I’ve always been interested in people’s response to that question. They always seem to try and find a way out (for reference, you can never have an easy way out), no one ever gives a straight answer to the question. Except me, but then again I don’t give a personal opinion on the answer, just “Utilitarianism: kill the man”.

When they do answer, it’s a numbers game: x people live and 1 dies. Seems fair enough. Apparently.


Responses

  1. I’d have to let the x amount die. Even though more people would survive the Utilitarian way, I couldn’t justify murdering someone.

    If the world turned to killing people to help the greater good, patients would be terrified of operations, wondering whether they’d ever wake up again. I think it would be a fair judgement to say that many would forego the operation and die of their maladies. By the time of their deaths, their illnessnes could have spread to their healthy organs so not only would they have died, but their organs would have been rendered unusable. Thus, not only does the one person with appendicitis die but the x amount of people lose out also.

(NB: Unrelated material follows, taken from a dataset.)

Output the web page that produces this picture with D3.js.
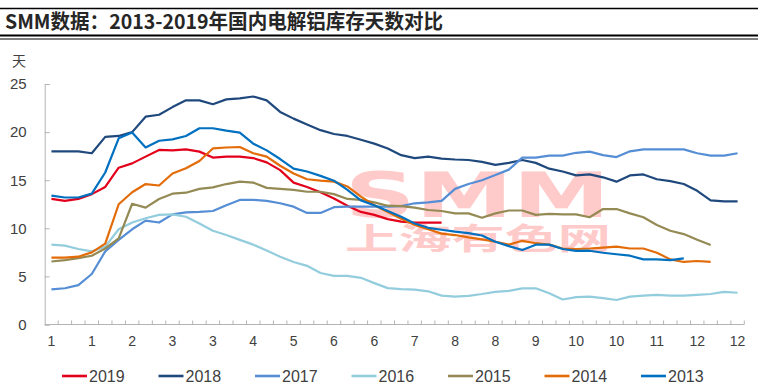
<!DOCTYPE html>
<html><head><meta charset="utf-8">
<script src="https://cdn.jsdelivr.net/npm/d3@7"></script>
<style>body{margin:0;background:#fff}svg{display:block}</style>
</head><body><svg id="c" width="763" height="392"></svg>
<script>
const title = "SMM数据：2013-2019年国内电解铝库存天数对比";
const yUnit = "天";
const months = [1,1,1,1,1,2,2,2,2,3,3,3,3,3,4,4,4,4,5,5,5,6,6,6,6,6,7,7,7,7,8,8,8,8,8,9,9,9,9,10,10,10,10,10,11,11,11,11,12,12,12,12];
const yTicks = [0,5,10,15,20,25];
const seriesNames = ["2019","2018","2017","2016","2015","2014","2013"];
const seriesColors = ["#e3001b","#1f497d","#558ed5","#93cddd","#948a54","#e36c09","#0070c0"];
const v2019 = [13.05,12.85,13.05,13.55,14.3,16.3,16.75,17.45,18.15,18.1,18.2,17.97,17.35,17.45,17.45,17.3,16.85,16.05,14.75,14.3,13.75,13.1,12.35,11.7,11.4,10.95,10.7,10.6,10.6,10.6];
const v2018 = [18.0,18.0,18.0,17.8,19.5,19.6,20.0,21.6,21.8,22.6,23.3,23.3,22.9,23.4,23.5,23.7,23.3,22.1,21.4,20.8,20.2,19.8,19.6,19.2,18.8,18.3,17.6,17.3,17.45,17.25,17.15,17.1,16.9,16.6,16.8,17.1,16.8,16.2,15.9,15.5,15.6,15.3,14.85,15.5,15.6,15.1,14.9,14.6,13.9,12.9,12.8,12.8];
const v2017 = [3.66,3.77,4.1,5.25,7.6,8.8,9.9,10.8,10.6,11.45,11.65,11.7,11.8,12.4,12.95,12.95,12.85,12.6,12.25,11.6,11.6,12.2,12.25,12.25,12.25,12.25,12.3,12.6,12.7,12.85,14.1,14.6,15.0,15.55,16.1,17.35,17.35,17.55,17.55,17.85,17.97,17.6,17.4,18.0,18.2,18.2,18.2,18.2,17.8,17.55,17.55,17.8];
const v2016 = [8.3,8.2,7.85,7.6,8.1,9.9,10.6,11.05,11.4,11.45,11.2,10.5,9.75,9.3,8.8,8.3,7.7,7.05,6.5,6.1,5.35,5.05,5.05,4.85,4.3,3.78,3.68,3.62,3.45,3.0,2.9,2.98,3.17,3.4,3.5,3.76,3.76,3.24,2.6,2.85,2.9,2.75,2.55,2.9,3.0,3.07,3.0,3.0,3.07,3.17,3.4,3.3];
const v2015 = [6.55,6.7,6.9,7.15,7.9,8.95,12.55,12.15,13.05,13.6,13.7,14.1,14.25,14.6,14.85,14.75,14.2,14.1,14.0,13.8,13.8,13.55,13.05,12.95,12.7,12.35,12.3,12.15,11.9,11.8,11.55,11.55,11.1,11.55,11.85,11.85,11.4,11.5,11.45,11.45,11.15,12.0,12.0,11.55,11.15,10.35,9.75,9.4,8.8,8.26];
const v2014 = [6.95,6.95,7.05,7.5,8.4,12.5,13.75,14.6,14.45,15.7,16.25,17.0,18.3,18.4,18.45,17.8,17.45,16.5,15.7,15.1,14.95,14.85,14.35,13.3,12.4,11.7,11.0,10.35,9.9,9.45,9.3,9.05,8.85,8.6,8.3,8.7,8.45,8.3,7.9,7.85,7.9,8.0,8.1,7.9,7.9,7.46,6.77,6.5,6.6,6.5];
const v2013 = [13.4,13.2,13.2,13.6,15.8,19.35,19.95,18.4,19.1,19.25,19.6,20.4,20.4,20.15,19.95,18.8,18.1,17.2,16.2,15.9,15.45,14.95,14.0,12.9,12.4,11.8,11.2,10.5,10.05,9.85,9.65,9.5,9.25,8.6,8.15,7.75,8.3,8.3,7.85,7.65,7.67,7.46,7.3,7.15,6.77,6.77,6.7,6.87];
const seriesValues = [v2019,v2018,v2017,v2016,v2015,v2014,v2013];

const svg = d3.select("#c");
const FONT = "'Liberation Sans Narrow','Liberation Sans',sans-serif";
const CJK = "'Noto Sans CJK SC','Noto Sans',sans-serif";

// title & rules
svg.append("line").attr("x1",0).attr("x2",758).attr("y1",8.5).attr("y2",8.5).attr("stroke","#000").attr("stroke-width",1.5);
svg.append("line").attr("x1",0).attr("x2",758).attr("y1",35.5).attr("y2",35.5).attr("stroke","#000").attr("stroke-width",2);
svg.append("line").attr("x1",0).attr("x2",758).attr("y1",39).attr("y2",39).attr("stroke","#000").attr("stroke-width",1);
svg.append("text").attr("x",5).attr("y",29).attr("font-family",CJK).attr("font-weight","bold")
  .attr("font-size",20).attr("fill","#262626").attr("textLength",438).attr("lengthAdjust","spacingAndGlyphs").text(title);

const x = d3.scaleBand().domain(d3.range(months.length)).range([44.7,744.3]).padding(0);
const y = d3.scaleLinear().domain([0,25]).range([324.5,84]);
const cx = i => x(i) + x.bandwidth()/2;

// watermark
svg.append("text").attr("x",345).attr("y",217).attr("font-family","'DejaVu Sans',sans-serif").attr("font-weight","bold")
  .attr("font-size",62).attr("fill","#ffcaca").attr("textLength",265).attr("lengthAdjust","spacingAndGlyphs").text("SMM");
svg.append("text").attr("x",345).attr("y",249).attr("font-family",CJK).attr("font-weight","bold")
  .attr("font-size",30).attr("fill","#ffcaca").attr("textLength",266).attr("lengthAdjust","spacingAndGlyphs").text("上海有色网");

// axes
const axisColor = "#b4b4b4";
const gy = svg.append("g").attr("transform","translate(44.7,0)")
  .call(d3.axisLeft(y).tickValues(yTicks).tickSize(-5).tickPadding(18));
gy.select(".domain").attr("stroke",axisColor);
gy.selectAll(".tick line").attr("stroke",axisColor);
gy.selectAll("text").attr("font-family",FONT).attr("font-size",15).attr("fill","#404040");

const gx = svg.append("g").attr("transform","translate(0,324.5)")
  .call(d3.axisBottom(x).tickValues(d3.range(0,months.length,3)).tickFormat(i=>months[i]).tickSize(0).tickPadding(12));
gx.select(".domain").attr("stroke",axisColor).attr("d",`M44.7,0H744.3`);
gx.selectAll("text").attr("font-family",FONT).attr("font-size",14).attr("fill","#404040");
svg.append("g").selectAll("line").data(d3.range(1,months.length+1)).join("line")
  .attr("x1",i=>i<months.length?x(i):x.range()[1]).attr("x2",i=>i<months.length?x(i):x.range()[1])
  .attr("y1",320.5).attr("y2",324.5).attr("stroke",axisColor);

svg.append("text").attr("x",12).attr("y",66).attr("font-family",CJK).attr("font-size",14).attr("fill","#404040").text(yUnit);

// series
const line = d3.line().x((d,i)=>cx(i)).y(d=>y(d));
seriesValues.forEach((vals,k)=>{
  svg.append("path").datum(vals).attr("d",line).attr("fill","none")
    .attr("stroke",seriesColors[k]).attr("stroke-width",2.2).attr("stroke-linejoin","round");
});

// legend
const lg = svg.append("g").selectAll("g").data(seriesNames).join("g")
  .attr("transform",(d,i)=>`translate(${62+i*96.5},376)`);
lg.append("line").attr("x1",0).attr("x2",25).attr("stroke",(d,i)=>seriesColors[i]).attr("stroke-width",2.6);
lg.append("text").attr("x",27).attr("y",5.5).attr("font-family",FONT).attr("font-size",16).attr("fill","#404040").text(d=>d);
</script></body></html>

    Besides, things are never just as simple as killing a person – what happens if more than one of the x amount of people needed the same organ? How would someone choose which person to give it to? And if one could only save one of the x amount of people by killing one person with appendicitis, one might just as well allow the latter to live.

  2. I’d have to ask: would I want someone else to die in order that I could live? Would I be prepared to gain my physical life and lose my soul?

    It’s not simply a numbers game. And murder is murder.

  3. I see your points. But aren’t you murdering the x amount of people by not doing anything at all to help them, and the fact that it’s completely in your power to help them?